Durante algunos meses de 1934, El Progreso de Lugo mantuvo una sección en la que publicaba los textos que remitían a la redacción del periódico colaboradores espontáneos. Aquellos que saltaban al albero de la plaza del periodismo lo hacían buscando una primera oportunidad, con el deseo de ver su nombre en el cartel del día y, sin duda, considerándose diestros en el manejo de la pluma. Empuñarla exigía cierto valor, porque los remitentes sabían que iban a someter su trabajo, sobre cuyo valor necesariamente debían de tener alguna fe, al juicio ajeno. El diario les había advertido que sólo publicaría aquellos textos que considerase aceptables; es más, amenazaba con ser implacable en sus dictámenes: “¡El honor de la publicidad o las tenebrosas profundidades del cesto de los papeles!”. Los escépticos sobre las severas intenciones críticas del periódico fueron prevenidos: “No se devuelven los originales rechazados. En el cesto de los papeles que tenemos en la redacción caben perfectamente todos”.

Nunca hubo tradición taurina en Lugo, ni falta que le hace a la ciudad, tampoco les era necesaria a aquellos espontáneos del periodismo para saber que su decisión requería tanto coraje como el que se precisa para coger los trastos de matar. No era únicamente que estuviese presente la posibilidad de la íntima herida en la vanidad que suponía el ver rechazado un trabajo, sino que, además, sus autores podían convertirse en objeto de público escarnio. El Progreso insertaba en sus páginas comentarios, tan breves como despiadados, sobre los artículos recibidos y no publicados. De muestra, sirvan estos botones:

“Somos unos admiradores fervientes de la aldea en verano, pero nuestro entusiasmo no llega a tanto, y, por consiguiente, su artículo se quedará sin veraneo. ¡Paciencia!”

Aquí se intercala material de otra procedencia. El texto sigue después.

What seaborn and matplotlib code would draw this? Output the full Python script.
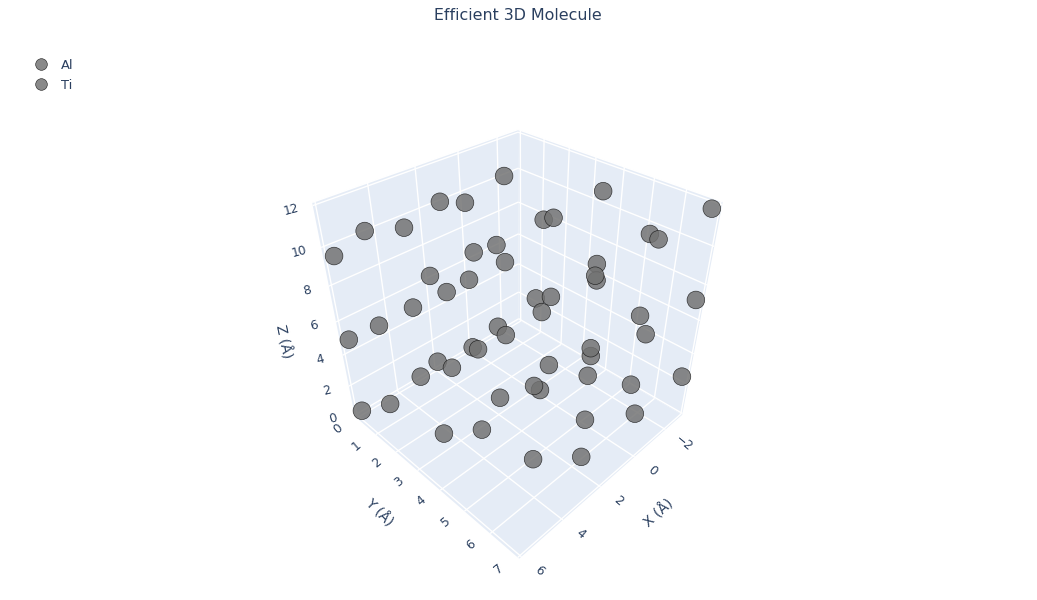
import numpy as np
import pandas as pd
import seaborn as sns
from matplotlib import pyplot as plt

X = [-0.97, 2.12, 1.25, 5.21, 3.92, 5.9, 1.03, 2.04, 1.03, 3.95, 3.57, 2.73, 4.43, 5.25, 2.16, 2.11, -2.1, -2.83,
     -0.68, -0.83, -1.44, -1.4, -0.24, 0.01, -0.0, 0.95, 0.79, 1.06, -2.85, -1.16, -1.39, 5.92, 2.96, 2.92, 3.96,
     3.76, 4.44, 5.39, 5.93, 5.16, 4.57, 3.69, 0.02, 0.0, 1.63, 0.45, -1.15, -2.85, 2.64, 2.53, 1.5, -0.75, 4.13, 2.32]
Y = [1.01, 1.0, 1.24, 0.98, 1.23, 0.2, 2.28, 2.22, 2.61, 2.18, 2.44, 2.6, 1.8, 1.02, 3.2, 3.47, 3.96, 6.92,
     2.81, 3.07, 5.92, 6.21, 5.03, 5.15, 5.2, 3.74, 4.18, 4.05, 6.93, 6.07, 6.21, 0.17, 2.81, 3.0, 2.17,
     2.6, 1.8, 1.15, 0.16, 3.42, 4.49, 4.49, 5.19, 5.2, 4.76, 5.41, 6.06, 6.93, 4.95, 5.09, 6.05, 6.51, 6.04, 6.5]
Z = [11.02, 11.02, 10.72, 11.05, 10.73, 9.67, 9.06, 9.17, 8.37, 8.99, 8.12, 8.39, 7.31, 6.18, 5.91, 5.63, 11.36, 11.89,
     9.88, 10.07, 10.75, 10.7, 9.29, 8.92, 8.71, 7.18, 7.52, 6.74, 7.27, 6.77, 5.68, 5.07, 4.91, 4.94, 4.17,
     4.07, 3.24, 1.55, 0.45, 2.0, 2.98, 4.15, 4.93, 4.45, 4.72, 3.79, 2.6, 2.65, 4.47, 4.28, 2.61, 1.51, 2.63, 1.54]
element = ["Al", "Ti"] * 27

x_ticks = [-2, 0, 2, 4, 6]
y_ticks = [0, 1, 2, 3, 4, 5, 6, 7]
z_ticks = [0, 2, 4, 6, 8, 10, 12]
x_range = (-3.15, 6.1)
y_range = (-0.1, 7.05)
z_range = (-0.1, 12.15)

INK = "#2a3f5f"
PANE = "#E5ECF6"

# camera fitted on the box corners: (x, y, z as 0..1) -> screen pixel
cube = np.array([[1, 0, 0], [1, 1, 0], [0, 1, 0], [0, 0, 0], [1, 0, 1], [0, 0, 1], [0, 1, 1]], float)
screen = np.array([[356, 418], [518, 558], [683, 415], [518, 319], [312, 201], [518, 130], [723, 202]], float)
rows = []
for (u, v, w), (a, b) in zip(cube, screen):
    rows.append([u, v, w, 1, 0, 0, 0, 0, -a * u, -a * v, -a * w, -a])
    rows.append([0, 0, 0, 0, u, v, w, 1, -b * u, -b * v, -b * w, -b])
cam = np.linalg.svd(np.array(rows))[2][-1].reshape(3, 4)


def project(x, y, z):
    u = (np.asarray(x, float) - x_range[0]) / (x_range[1] - x_range[0])
    v = (np.asarray(y, float) - y_range[0]) / (y_range[1] - y_range[0])
    w = (np.asarray(z, float) - z_range[0]) / (z_range[1] - z_range[0])
    p = cam @ np.array([u, v, w, np.ones_like(u)])
    return p[0] / p[2], p[1] / p[2], p[2]


sns.set_theme(style="white")
plt.rcParams["font.family"] = ["DejaVu Sans"]
fig = plt.figure(figsize=(10.37, 6), dpi=100)
ax = fig.add_axes([0, 0, 1, 1])
ax.set_xlim(0, 1037)
ax.set_ylim(600, 0)
ax.axis("off")

x0, x1 = x_range
y0, y1 = y_range
z0, z1 = z_range


def pane(xs, ys, zs):
    sx, sy, _ = project(xs, ys, zs)
    ax.fill(sx, sy, color=PANE, lw=0, zorder=1)


def line(xs, ys, zs, lw=1.0):
    sx, sy, _ = project(xs, ys, zs)
    ax.plot(sx, sy, color="white", lw=lw, zorder=2, solid_capstyle="butt")


pane([x0, x1, x1, x0], [y0, y0, y1, y1], [z0, z0, z0, z0])
pane([x0, x1, x1, x0], [y0, y0, y0, y0], [z0, z0, z1, z1])
pane([x0, x0, x0, x0], [y0, y1, y1, y0], [z0, z0, z1, z1])

for t in x_ticks:
    line([t, t], [y0, y1], [z0, z0])
    line([t, t], [y0, y0], [z0, z1])
for t in y_ticks:
    line([x0, x1], [t, t], [z0, z0])
    line([x0, x0], [t, t], [z0, z1])
for t in z_ticks:
    line([x0, x1], [y0, y0], [t, t])
    line([x0, x0], [y0, y1], [t, t])
line([x0, x1], [y0, y0], [z1, z1], lw=1.2)
line([x0, x0], [y0, y1], [z1, z1], lw=1.2)

# atoms, far ones first
sx, sy, depth = project(X, Y, Z)
atoms = pd.DataFrame({"sx": sx, "sy": sy, "depth": depth, "element": element})
atoms = atoms.sort_values("depth", ascending=False)
sns.scatterplot(data=atoms, x="sx", y="sy", hue="element", hue_order=["Al", "Ti"],
                palette={"Al": "#727272", "Ti": "#727272"}, s=162, alpha=0.84,
                edgecolor="#111111", linewidth=0.45, ax=ax, zorder=3, legend=True)
ax.set_xlabel("")
ax.set_ylabel("")

tick_size = 8.8
for t in x_ticks:
    a, b, _ = project(t, y1, z0)
    ax.text(a + 18, b + 14, str(t).replace("-", "\u2212"), color=INK, fontsize=tick_size,
            rotation=-40, ha="center", va="center")
for t in y_ticks:
    a, b, _ = project(x1, t, z0)
    ax.text(a - 19, b + 11, str(t), color=INK, fontsize=tick_size, rotation=40, ha="center", va="center")
for t in z_ticks:
    a, b, _ = project(x1, y0, t)
    ax.text(a - 22, b + 4, str(t), color=INK, fontsize=tick_size, rotation=15, ha="center", va="center")

ax.text(283, 342, "Z (Å)", color=INK, fontsize=10, rotation=-78, ha="center", va="center")
ax.text(379, 513, "Y (Å)", color=INK, fontsize=10, rotation=-45, ha="center", va="center")
ax.text(659, 513, "X (Å)", color=INK, fontsize=10, rotation=42, ha="center", va="center")

ax.text(518, 15, "Efficient 3D Molecule", color=INK, fontsize=11.4, ha="center", va="center")

sns.move_legend(ax, "upper left", bbox_to_anchor=(28 / 1037, 1 - 59 / 600), title=None, frameon=False,
                markerscale=0.66, fontsize=9.4, labelspacing=0.5, handletextpad=0.5, labelcolor=INK,
                borderpad=0, borderaxespad=0)

fig.savefig("out.png", dpi=100)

“¿Quiere usted que lo publiquemos con faltas de ortografía y todo? Lo que se iban a reír sus amigos”.

“Dice usted en una carta: ‘Le ruego, señor director, publique en el diario de su digna dirección el presente cuento que yo he inventado como colaborador espontáneo’. Pues mire, amigo, el director desea preservar muchos años la digna dirección de EL PROGRESO. Si publicamos su cuento es muy posible que dejase de ser director”.

“Su ‘Sueño dorado’, ¡ay!, no es más que eso: un sueño. Y no sueñe usted con verlo publicado. Después de todo, la vida es sueño”.

“La hazaña de ese detective es digna de pasar a la historia. Mándelo usted a la sección ‘Gente menuda’, de ‘Blanco y Negro’. Allí quizá que se lo publiquen; si pone debajo, ‘niño de cinco años’”.

“Eso lo escribió Saturnino Calleja hace muchos años. ¡Los hay frescos!”.

“Usted oyó campanas y no sabe en dónde. Su trabajito, tan pulidito y tan relamidito, con recomendación y todo, ha salido sin novedad para ‘Cestona’”.

Estos eran los mensajes que el periódico dirigía a los colaboradores espontáneos, que eran identificados por sus iniciales, suficientes para la ignominia. No es difícil sospechar a aquellos espontáneos abochornados por la humillación, desertando de la tertulia del café durante semanas en la confianza de que la concurrencia terminase por olvidar.

La figura del espontáneo siempre despierta curiosidad, porque nunca se sabe si salta a la plaza movido por la inconsciencia del peligro o por el coraje del que conoce bien a lo que se enfrenta, para demostrar a los demás sus cualidades o para demostrárselas a sí mismo. Es fácil deducir que la espontánea que aquí escribe no se encara a ningún peligro –una vez ha dejado de ser una espontánea en los papeles periódicos y, sobre todo, extinta ya en la prensa gallega la costumbre de comentar sádicamente los originales recibidos y desechados. Como, en este caso, no existe la amenaza de los astados, tampoco desprecio ni ignorancia del peligro; como, además, tampoco se trata de la disyuntiva entre vocación y el tópico de “más cornás da el hambre”, supongo que sólo cabe decir que una mezcla de vanidad e inseguridad alimentará este sitio… con trabajitos puliditos y relamidos, por supuesto.